Make the subject matter relevant
The brain is lazy, and only want to work on something that is is relevant to its needs, or at least relevant to something it's already interested in. Good prose starts by framing the subject in a way that is relevant to the reader, or at least making it relatable to something more familiar. Similarly, good code shows at every level (documentation, commenting, function names, etc) what it is to be used for, and whether there are other uses.
The human brain doesn't do well with abstractions, but sometimes abstractions are what you need to convey. If this happens to you in prose, describe specific, illustrative examples. If it happens in code, show sample inputs and outputs (unit tests are often a good place to do this). The human brain is excellent at noticing patterns; it's often more effective to show examples of a pattern and let the brain take it form there, rather than describing something in the abstract. You should probably state the full pattern in the abstract - if only to make sure there are no mis-communications - but be aware that your reader will "get it" from your examples.
Subtly remind readers of things they should keep in mind
This is a standard rule of prose.
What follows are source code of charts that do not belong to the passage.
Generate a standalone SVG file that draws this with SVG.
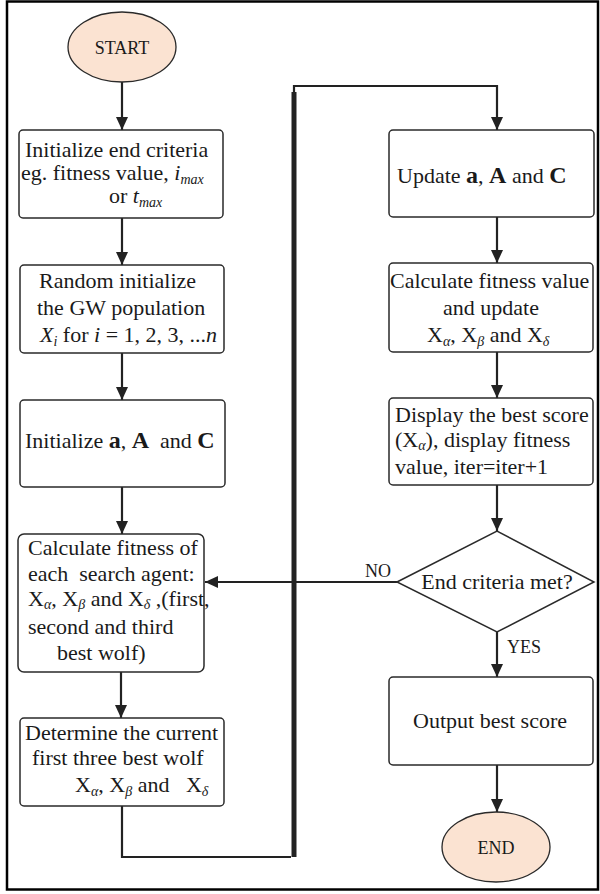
<svg xmlns="http://www.w3.org/2000/svg" width="600" height="894" viewBox="0 0 600 894">
<style>
.box{fill:#fff;stroke:#2a2a2a;stroke-width:1.5}
.term{fill:#fbe3d2;stroke:#2a2a2a;stroke-width:1.3}
.t{font-family:"Liberation Serif","Times New Roman",serif;font-size:22px;fill:#1a1a1a}
.sm{font-size:18px}
.m{font-style:italic}
.s{font-size:14px}
.b{font-weight:bold;font-size:24px}
.ln{fill:none;stroke:#222;stroke-width:2.2}
</style>
<defs>
<marker id="ah" markerUnits="userSpaceOnUse" markerWidth="14" markerHeight="12" refX="13" refY="6" orient="auto">
<path d="M0,0 L13,6 L0,12 z" fill="#222"/>
</marker>
</defs>
<rect x="7" y="1.5" width="591" height="888" fill="#fff" stroke="#000" stroke-width="2.5"/>

<g id="connectors">
<line class="ln" x1="122" y1="82" x2="122" y2="130" marker-end="url(#ah)"/>
<line class="ln" x1="122" y1="218" x2="122" y2="265" marker-end="url(#ah)"/>
<line class="ln" x1="122" y1="353" x2="122" y2="400" marker-end="url(#ah)"/>
<line class="ln" x1="122" y1="487" x2="122" y2="534" marker-end="url(#ah)"/>
<line class="ln" x1="121" y1="672" x2="121" y2="718" marker-end="url(#ah)"/>
<path class="ln" d="M122,806 V857 H291"/>
<line x1="294" y1="857" x2="294" y2="92" stroke="#222" stroke-width="5"/>
<path class="ln" d="M294,92 V86 H497 V130" marker-end="url(#ah)"/>
<line class="ln" x1="497" y1="217" x2="497" y2="263" marker-end="url(#ah)"/>
<line class="ln" x1="497" y1="352" x2="497" y2="398" marker-end="url(#ah)"/>
<line class="ln" x1="497" y1="485" x2="497" y2="531" marker-end="url(#ah)"/>
<line class="ln" x1="397" y1="582" x2="205" y2="582" marker-end="url(#ah)"/>
<line class="ln" x1="497" y1="632" x2="497" y2="677" marker-end="url(#ah)"/>
<line class="ln" x1="497" y1="765" x2="497" y2="812" marker-end="url(#ah)"/>
<text class="t sm" x="365" y="577">NO</text>
<text class="t sm" x="507" y="653">YES</text>
</g>

<g id="start">
<ellipse class="term" cx="122" cy="47" rx="54" ry="35"/>
<text class="t sm" x="122" y="54" text-anchor="middle">START</text>
</g>

<g id="init-end">
<rect class="box" x="19" y="130" width="204" height="88" rx="4"/>
<text class="t" x="25" y="157">Initialize end criteria</text>
<text class="t" x="21" y="180">eg. fitness value, <tspan class="m">i</tspan><tspan class="m s" dy="4">max</tspan></text>
<text class="t" x="109" y="203">or <tspan class="m">t</tspan><tspan class="m s" dy="4">max</tspan></text>
</g>

<g id="random-init">
<rect class="box" x="20" y="265" width="204" height="88" rx="4"/>
<text class="t" x="39" y="288">Random initialize</text>
<text class="t" x="37" y="315">the GW population</text>
<text class="t" x="40" y="342"><tspan class="m">X</tspan><tspan class="m s" dy="4">i</tspan><tspan dy="-4"> for </tspan><tspan class="m">i</tspan> = 1, 2, 3, ...<tspan class="m">n</tspan></text>
</g>

<g id="init-aAC">
<rect class="box" x="20" y="400" width="205" height="87" rx="4"/>
<text class="t" x="25" y="448" xml:space="preserve">Initialize <tspan class="b">a</tspan>, <tspan class="b">A</tspan>  and <tspan class="b">C</tspan></text>
</g>

<g id="calc-fitness">
<rect class="box" x="18" y="534" width="186" height="138" rx="6"/>
<text class="t" x="28" y="555">Calculate fitness of</text>
<text class="t" x="28" y="581" xml:space="preserve">each  search agent:</text>
<text class="t" x="28" y="606">X<tspan class="m s" dy="3">α</tspan><tspan dy="-3">, X</tspan><tspan class="m s" dy="3">β</tspan><tspan dy="-3"> and X</tspan><tspan class="m s" dy="3">δ</tspan><tspan dy="-3"> ,(first,</tspan></text>
<text class="t" x="28" y="634">second and third</text>
<text class="t" x="57" y="660">best wolf)</text>
</g>

<g id="determine">
<rect class="box" x="20" y="718" width="204" height="88" rx="4"/>
<text class="t" x="25" y="740">Determine the current</text>
<text class="t" x="32" y="765">first three best wolf</text>
<text class="t" x="75" y="792" xml:space="preserve">X<tspan class="m s" dy="4">α</tspan><tspan dy="-4">, X</tspan><tspan class="m s" dy="4">β</tspan><tspan dy="-4"> and   X</tspan><tspan class="m s" dy="4">δ</tspan></text>
</g>

<g id="update-aAC">
<rect class="box" x="389" y="130" width="205" height="87" rx="4"/>
<text class="t" x="397" y="183">Update <tspan class="b">a</tspan>, <tspan class="b">A</tspan> and <tspan class="b">C</tspan></text>
</g>

<g id="calc-update">
<rect class="box" x="389" y="263" width="204" height="89" rx="4"/>
<text class="t" x="390" y="288">Calculate fitness value</text>
<text class="t" x="491" y="315" text-anchor="middle">and update</text>
<text class="t" x="427" y="342">X<tspan class="m s" dy="4">α</tspan><tspan dy="-4">, X</tspan><tspan class="m s" dy="4">β</tspan><tspan dy="-4"> and X</tspan><tspan class="m s" dy="4">δ</tspan></text>
</g>

<g id="display">
<rect class="box" x="389" y="398" width="204" height="87" rx="4"/>
<text class="t" x="395" y="422">Display the best score</text>
<text class="t" x="395" y="447">(X<tspan class="m s" dy="3">α</tspan><tspan dy="-3">), display fitness</tspan></text>
<text class="t" x="395" y="474">value, iter=iter+1</text>
</g>

<g id="decision">
<path class="box" d="M397,582 L497,531 L594,582 L497,632 Z"/>
<text class="t" x="497" y="589" text-anchor="middle">End criteria met?</text>
</g>

<g id="output">
<rect class="box" x="389" y="677" width="204" height="88" rx="4"/>
<text class="t" x="490" y="728" text-anchor="middle">Output best score</text>
</g>

<g id="end">
<ellipse class="term" cx="496" cy="847" rx="54" ry="35"/>
<text class="t sm" x="496" y="854" text-anchor="middle">END</text>
</g>
</svg>
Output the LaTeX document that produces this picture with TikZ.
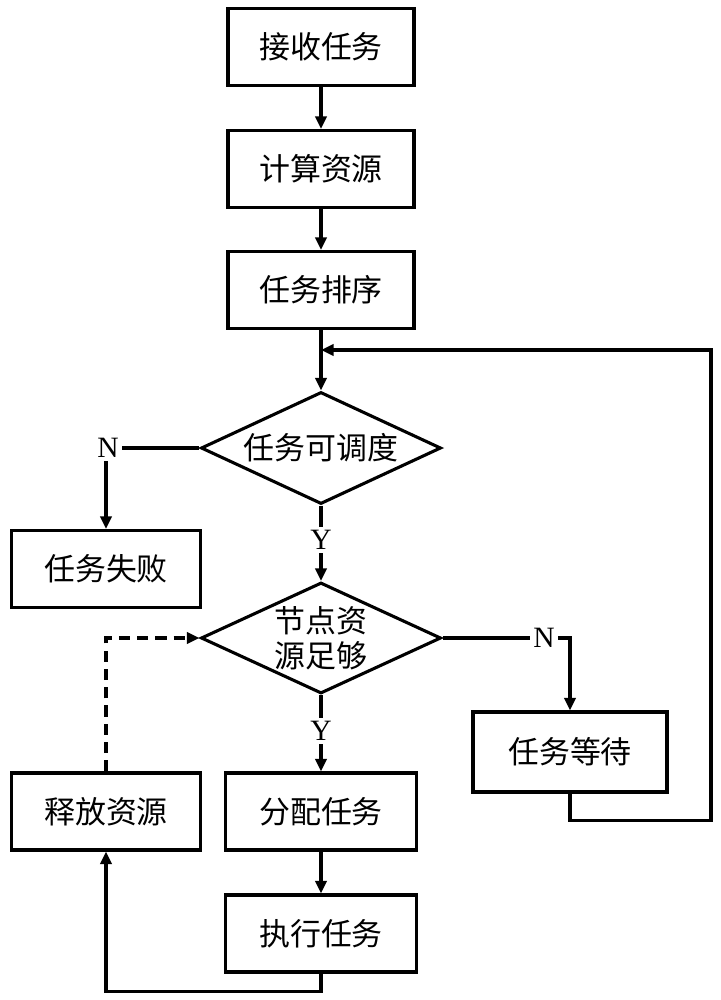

If the reader needs to be aware that a character is tall (perhaps it'll be relevant to the plot), you might start off by saying that they stand 6' 5''. Then later on they may "tower over" somebody else, and so on - you don't insult the reader's memory by re-stating what they (should) already know, but you drop hints. Subtle choices of word and phrasing that serves as reminders without breaking the flow of the writing. In code we use naming conventions to remind ourselves whether a variable is an integer or a string, global or local.
Use Things the Way People Expect
The novel things in your writing should be the ideas you're explaining, not the perverse-but-technically-legal way you say them. The fewer things the reader has to untangle the better - reduce cognitive load. In software this is often called the "principle of least astonishment".
A subtle example from prose is the use of nominalizations. Nominalization is when you turn a verb or adjective into a noun, and then refer to the noun. "There was stuffiness in the room", rather than just "the room was stuffy". Unless you have good reason to do otherwise, use a word in its default form.
Separate minor details out from the main narrative
We get distracted easily, and little details can break our train of thought. If the details are starting to detract from the big picture, then separate them out in some way. In prose this could mean having footnotes, or first giving an overview of a subject.
One of the worst pieces of code I've worked with was supposed to do the following: take in a table, group the rows according to some column, then for each group of rows perform some aggregation over each column. For example, maybe the table was describing bank transactions and had rows for a person's name, date and the transaction amount. For a given person, we might calculate the sum of the transactions and the latest of the dates; the type of aggregation depended on the column. In this case there were about 50 columns - it was very complicated.
The correct way to write this code mirrors the English description I just gave. The main loop will group the rows by name, then call a "aggregate_rows_for_one_person" subroutine on each group. But the author of this particular piece of rubbish didn't see it that way. He had the main loop iterate over all rows in the table, keeping running track of partial aggregates for each column. For each line it would check and see whether the name column had changed. If so it printed out the aggregates it had, and if not it updated all 50 of the partial aggregates. Without getting into too much detail the sloppy code was buggy, and I ended up having to re-write the whole thing from scratch.
Explain a subject in the most appropriate terms your audience understands
This needs no explanation for prose. In the case of code I'm reminded of Google's coding style guide. It says that when you're using one of Google's standard language you should expect expert-level readers of your code. This means you can freely use fancy tricks like list comprehensions and singleton classes if that is the best way to conceptualize your computation. But for non-standard languages, which your readers might be unfamiliar with, you should aim for the lowest common denominator, even if that means your code is not as conceptually elegant as it might be. The goal isn't to formulate your ideas in the most elegant way possible, although that may be a means to an end - your goal is to make the audience understand what you're saying. Occasionally those things are at odds.
Avoid extraneous content
Extra crap just distracts from the flow of what you're saying. To quote The Elements of Style, "Vigorous writing is concise. A sentence should contain no unnecessary words, a paragraph no unnecessary sentences, for the same reason that a drawing should have no unnecessary lines and a machine no unnecessary parts. This requires not that the writer make all his sentences short, or that he avoid all detail and treat his subjects only in outline, but that every word tell.".
The one counter-example to this is when it's possible to cram so many ideas into one statement that it becomes unreadable. The rule of thumb in coding is "one line of code per human thought".
Programmers are ruthless about this. They will constantly comb through their code for sequences of steps that get re-used, then combine those steps into a single subroutine. This cuts down on the lines of code and makes it easier to make changes. But it also highlights when two things are really just versions of the same thing; it's defining a special-purpose vocabulary for the subject at hand. The same is true of prose, where common threads in your writing should be identified and called out. If you find yourself explaining the same idea twice, in basically the same way, in a single essay, then your essay is probably *about* that idea.